◆ **Data excerpt**
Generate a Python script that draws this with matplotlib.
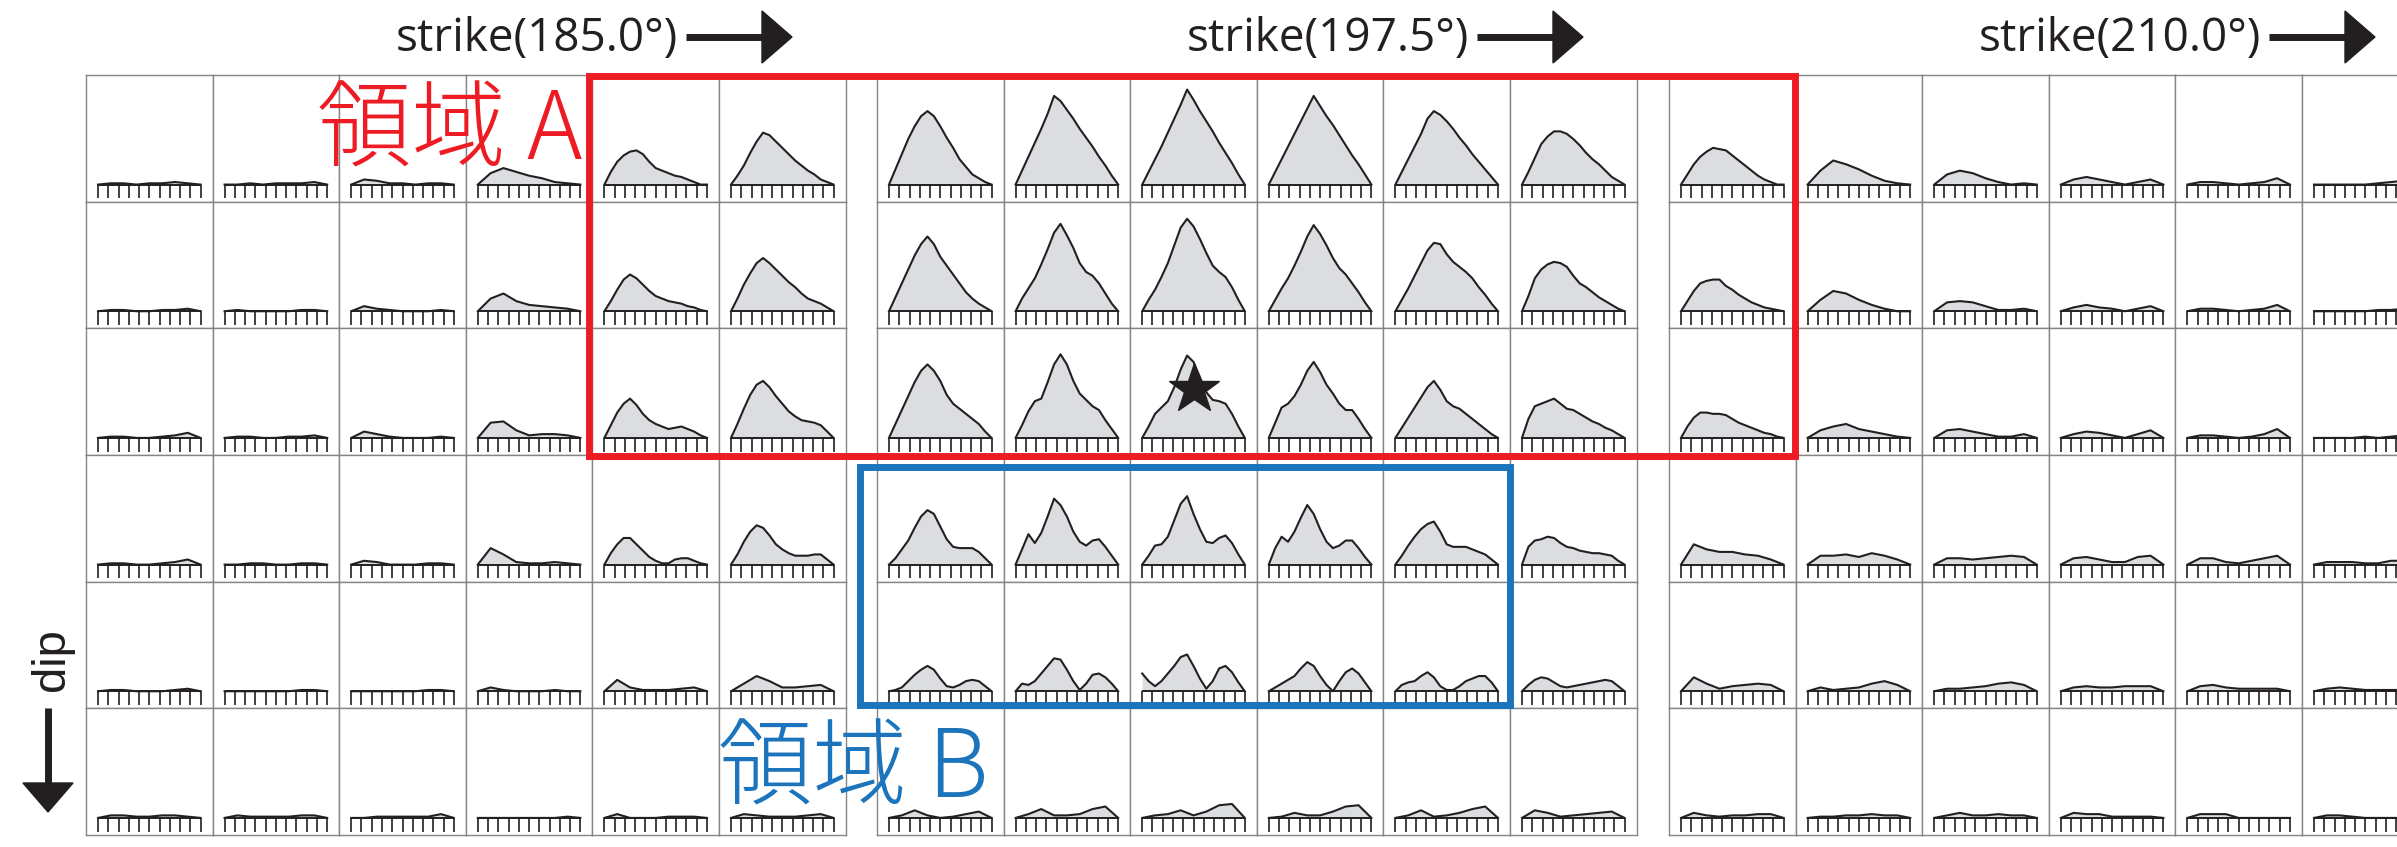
import matplotlib.pyplot as plt
import numpy as np
from matplotlib.patches import Rectangle, Polygon

plt.rcParams['font.family'] = ['Open Sans', 'DejaVu Sans']

strike_labels = ['strike(185.0°)', 'strike(197.5°)', 'strike(210.0°)']
dip_label = 'dip'
region_a_label = '領域 A'
region_b_label = '領域 B'

# trace amplitude in percent of the cell height, samples spread evenly
# along the trace; one list per dip row, 18 strike columns (3 groups of 6)
dip1 = [[0,1,1,0,1,1,2,1,0],
        [0,0,1,0,1,1,1,2,0],
        [0,4,3,1,1,0,1,1,0],
        [0,9,13,10,7,5,2,1,0],
        [0,10,18,23,26,27,24,18,13,11,9,7,6,4,2,0,0],
        [0,7,15,25,34,41,39,34,29,24,19,15,11,8,4,2,0],
        [0,12,24,36,46,54,58,54,46,37,29,20,14,8,5,2,0],
        [0,11,22,33,44,56,70,66,59,52,44,37,30,22,15,7,0],
        [0,10,20,30,41,52,63,75,67,58,50,42,33,25,17,8,0],
        [0,10,20,30,40,50,60,70,62,54,47,39,31,23,16,8,0],
        [0,10,20,30,40,52,58,55,50,44,37,31,24,18,12,6,0],
        [0,10,21,32,38,42,42,40,36,31,25,20,16,11,6,3,0],
        [0,8,16,22,26,29,28,27,23,19,15,11,7,4,2,0,0],
        [0,11,19,16,12,7,3,1,0],
        [0,8,11,9,5,2,0,1,0],
        [0,4,6,4,2,0,2,4,0],
        [0,2,2,1,0,1,2,5,0],
        [0,0,0,0,0,1,2,3,0]]

dip2 = [[0,1,1,0,0,1,1,2,0],
        [0,1,0,0,0,0,1,1,0],
        [0,4,2,1,0,0,0,1,0],
        [0,10,14,8,5,4,3,2,0],
        [0,8,17,25,29,26,21,16,12,10,8,7,6,4,3,1,0],
        [0,10,21,30,38,42,38,33,28,23,19,14,10,8,6,3,0],
        [0,11,22,33,44,53,59,53,43,36,29,22,15,10,6,3,0],
        [0,10,18,26,37,49,62,69,60,50,38,31,28,22,14,6,0],
        [0,9,17,27,38,52,66,73,67,57,46,36,31,27,19,9,0],
        [0,9,18,26,36,47,59,68,61,52,42,34,29,22,15,7,0],
        [0,9,18,28,38,48,54,53,45,39,35,31,26,19,13,6,0],
        [0,12,26,33,37,39,38,35,28,22,19,15,11,8,5,2,0],
        [0,8,16,22,24,25,25,20,17,13,10,7,5,3,2,1,0],
        [0,9,16,14,9,5,2,0,0],
        [0,7,8,7,4,1,1,2,0],
        [0,3,5,3,2,0,2,4,0],
        [0,2,2,1,0,1,2,5,0],
        [0,0,0,0,0,1,1,2,0]]

dip3 = [[0,1,1,0,0,1,2,4,0],
        [0,1,1,0,0,1,1,2,0],
        [0,5,3,1,0,0,0,1,0],
        [0,12,13,6,2,3,3,2,0],
        [0,10,20,27,31,26,19,14,11,9,7,8,9,7,5,2,0],
        [0,11,23,34,42,45,40,33,27,21,17,14,13,12,10,5,0],
        [0,11,22,33,44,53,58,53,45,34,27,23,19,15,11,5,0],
        [0,10,21,29,31,44,58,66,58,45,35,30,25,22,14,7,0],
        [0,9,19,24,29,40,54,65,60,48,36,30,29,27,19,9,0],
        [0,12,24,27,33,42,53,60,52,42,35,27,22,22,15,7,0],
        [0,8,16,24,32,40,45,38,29,25,23,19,15,11,7,3,0],
        [0,15,25,27,29,31,27,23,22,19,16,13,11,8,6,3,0],
        [0,9,16,20,20,19,19,18,15,12,10,8,6,4,3,1,0],
        [0,6,9,11,7,5,3,1,0],
        [0,6,7,5,3,1,1,3,0],
        [0,3,5,4,2,0,3,6,0],
        [0,2,2,1,0,1,3,7,0],
        [0,0,0,0,1,0,1,2,0]]

dip4 = [[0,1,1,0,0,1,2,4,0],
        [0,0,1,1,0,0,1,1,0],
        [0,3,2,0,0,0,1,1,0],
        [0,13,8,2,1,1,2,1,0],
        [0,9,16,21,21,16,11,6,3,1,1,4,5,5,3,1,0],
        [0,8,18,26,31,29,23,16,12,9,7,7,7,8,8,4,0],
        [0,5,12,19,29,38,43,40,30,20,14,13,13,13,10,5,0],
        [0,12,24,17,25,38,52,47,38,26,18,15,19,20,14,7,0],
        [0,7,15,16,22,35,48,54,40,28,18,17,21,23,17,8,0],
        [0,13,22,18,26,37,47,40,28,18,13,15,19,19,13,6,0],
        [0,7,15,22,28,32,34,26,16,14,14,14,12,10,8,4,0],
        [0,14,19,20,22,21,17,14,13,11,10,9,9,8,7,3,0],
        [0,16,12,10,10,8,7,4,0],
        [0,7,7,8,6,9,7,4,0],
        [0,5,5,4,5,6,7,6,0],
        [0,5,6,4,2,2,6,7,0],
        [0,5,5,2,1,3,5,7,0],
        [0,2,2,2,1,1,3,3,0]]

dip5 = [[0,1,1,0,0,0,1,2,0],
        [0,0,0,0,0,0,1,1,0],
        [0,0,0,0,0,0,1,1,0],
        [0,3,1,0,0,0,1,0,0],
        [0,9,3,1,1,1,2,3,0],
        [0,6,12,8,3,3,4,5,0],
        [0,1,3,8,13,17,20,17,10,4,3,5,8,9,8,4,0],
        [0,6,5,8,14,20,26,25,17,8,1,6,13,14,11,6,0],
        [14,8,4,8,14,20,27,29,20,10,2,8,18,20,15,7,0],
        [0,3,6,9,12,18,23,20,12,5,0,8,15,18,14,7,0],
        [0,5,7,8,12,15,11,4,1,1,4,8,10,12,12,7,0],
        [0,5,9,11,10,7,4,3,4,5,6,7,8,9,8,4,0],
        [0,11,6,2,4,5,6,5,0],
        [0,3,1,2,3,6,8,5,0],
        [0,2,2,3,4,6,7,5,0],
        [0,3,4,3,3,4,4,4,0],
        [0,4,5,3,2,2,2,2,0],
        [0,2,3,2,1,1,1,1,0]]

dip6 = [[0,2,2,1,1,2,2,1,0],
        [0,2,1,1,1,1,2,2,0],
        [0,0,1,1,1,1,1,3,0],
        [0,0,0,0,0,0,0,1,0],
        [0,3,0,0,0,1,1,1,0],
        [0,3,2,1,1,1,2,3,0],
        [0,2,6,2,0,1,3,5,0],
        [0,3,7,2,2,3,7,9,0],
        [0,2,3,6,2,5,10,11,0],
        [0,1,4,2,2,5,9,10,0],
        [0,2,6,1,2,4,7,9,0],
        [0,6,4,1,2,3,4,5,0],
        [0,4,2,1,2,2,3,3,0],
        [0,1,1,2,2,3,2,2,0],
        [0,2,4,2,2,3,2,2,0],
        [0,4,3,3,1,1,1,1,0],
        [0,3,3,3,0,0,0,0,0],
        [0,2,2,1,0,0,0,0,0]]

dip_rows = [dip1, dip2, dip3, dip4, dip5, dip6]

# highlighted blocks as (first row, last row, first col, last col)
region_a = (0, 2, 4, 12)
region_b = (3, 4, 6, 10)
star_cell = (2, 8)
star_height = 39

# ---- layout (pixels) ----
W, H = 2397, 847
CW, CH = 126.6, 126.67
group_x = [86, 877, 1669]
TOP = 75
INK = '#231f20'
RED = '#ed1c24'
BLUE = '#1c75bc'


def cell_box(r, c):
    return group_x[c // 6] + (c % 6) * CW, TOP + r * CH


fig = plt.figure(figsize=(W / 100, H / 100), dpi=100)
fig.patch.set_facecolor('white')

for r, row in enumerate(dip_rows):
    for c, vals in enumerate(row):
        x0, y0 = cell_box(r, c)
        ax = fig.add_axes([x0 / W, 1 - (y0 + CH) / H, CW / W, CH / H])
        ax.set_xlim(-0.117, 1.117)
        ax.set_ylim(-13.5, 86.5)
        ax.set_xticks([])
        ax.set_yticks([])
        for s in ax.spines.values():
            s.set_color('#858585')
            s.set_linewidth(1.0)
        t = np.linspace(0, 1, len(vals))
        ax.fill_between(t, vals, 0, color='#dcdde0', lw=0)
        ax.plot(t, vals, color=INK, lw=1.5, solid_joinstyle='round')
        # comb under each trace
        ax.hlines(0, 0, 1, color=INK, lw=1.4)
        ax.vlines(np.linspace(0, 1, 11), -10.8, 0, color=INK, lw=1.2)
        if (r, c) == star_cell:
            ax.plot(0.5, star_height, marker='*', ms=38, color=INK, zorder=5)

# overlay in pixel coordinates for boxes, labels and arrows
ov = fig.add_axes([0, 0, 1, 1])
ov.set_xlim(0, W)
ov.set_ylim(H, 0)
ov.axis('off')
ov.patch.set_alpha(0)
ov.set_zorder(10)


def region_rect(reg, color, pads):
    r0, r1, c0, c1 = reg
    xa, ya = cell_box(r0, c0)
    xb, yb = cell_box(r1, c1)
    xa += pads[0]
    ya += pads[1]
    xb += CW + pads[2]
    yb += CH + pads[3]
    ov.add_patch(Rectangle((xa, ya), xb - xa, yb - ya, fill=False,
                           ec=color, lw=5, joinstyle='miter'))


region_rect(region_a, RED, (-3, 1, -1, 1))
region_rect(region_b, BLUE, (-17, 12, 0, -3))

cjk = ['Noto Sans CJK JP', 'DejaVu Sans']
ov.text(582, 160, region_a_label, color=RED, fontsize=68, ha='right',
        va='baseline', family=cjk, fontweight='light')
ov.text(718, 798, region_b_label, color=BLUE, fontsize=68, ha='left',
        va='baseline', family=cjk, fontweight='light')

# strike headers with arrows
for gx, lab in zip(group_x, strike_labels):
    ov.text(gx + 310, 51, lab, color=INK, fontsize=33, ha='left',
            va='baseline')
    ov.plot([gx + 600, gx + 680], [37, 37], color=INK, lw=5,
            solid_capstyle='butt')
    ov.add_patch(Polygon([(gx + 676, 11), (gx + 706, 37), (gx + 676, 63)],
                         closed=True, color=INK))

# dip label with down arrow
ov.text(52, 660, dip_label, color=INK, fontsize=34, rotation=90,
        ha='center', va='center', family=['Liberation Sans', 'DejaVu Sans'])
ov.plot([48, 48], [708, 788], color=INK, lw=5, solid_capstyle='butt')
ov.add_patch(Polygon([(23, 783), (48, 812), (73, 783)], closed=True,
                     color=INK))

fig.savefig('out.png', dpi=100, facecolor='white')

◆ **Exercise prompt**
Leave out the pictures and restate, word for word, the lines from the top of the data through the line containing "[0,0,0,0,0,1,2,3,0]]", both included.

◆ **Solution to the exercise**
Generate a Python script that draws this with matplotlib.
import matplotlib.pyplot as plt
import numpy as np
from matplotlib.patches import Rectangle, Polygon

plt.rcParams['font.family'] = ['Open Sans', 'DejaVu Sans']

strike_labels = ['strike(185.0°)', 'strike(197.5°)', 'strike(210.0°)']
dip_label = 'dip'
region_a_label = '領域 A'
region_b_label = '領域 B'

# trace amplitude in percent of the cell height, samples spread evenly
# along the trace; one list per dip row, 18 strike columns (3 groups of 6)
dip1 = [[0,1,1,0,1,1,2,1,0],
        [0,0,1,0,1,1,1,2,0],
        [0,4,3,1,1,0,1,1,0],
        [0,9,13,10,7,5,2,1,0],
        [0,10,18,23,26,27,24,18,13,11,9,7,6,4,2,0,0],
        [0,7,15,25,34,41,39,34,29,24,19,15,11,8,4,2,0],
        [0,12,24,36,46,54,58,54,46,37,29,20,14,8,5,2,0],
        [0,11,22,33,44,56,70,66,59,52,44,37,30,22,15,7,0],
        [0,10,20,30,41,52,63,75,67,58,50,42,33,25,17,8,0],
        [0,10,20,30,40,50,60,70,62,54,47,39,31,23,16,8,0],
        [0,10,20,30,40,52,58,55,50,44,37,31,24,18,12,6,0],
        [0,10,21,32,38,42,42,40,36,31,25,20,16,11,6,3,0],
        [0,8,16,22,26,29,28,27,23,19,15,11,7,4,2,0,0],
        [0,11,19,16,12,7,3,1,0],
        [0,8,11,9,5,2,0,1,0],
        [0,4,6,4,2,0,2,4,0],
        [0,2,2,1,0,1,2,5,0],
        [0,0,0,0,0,1,2,3,0]]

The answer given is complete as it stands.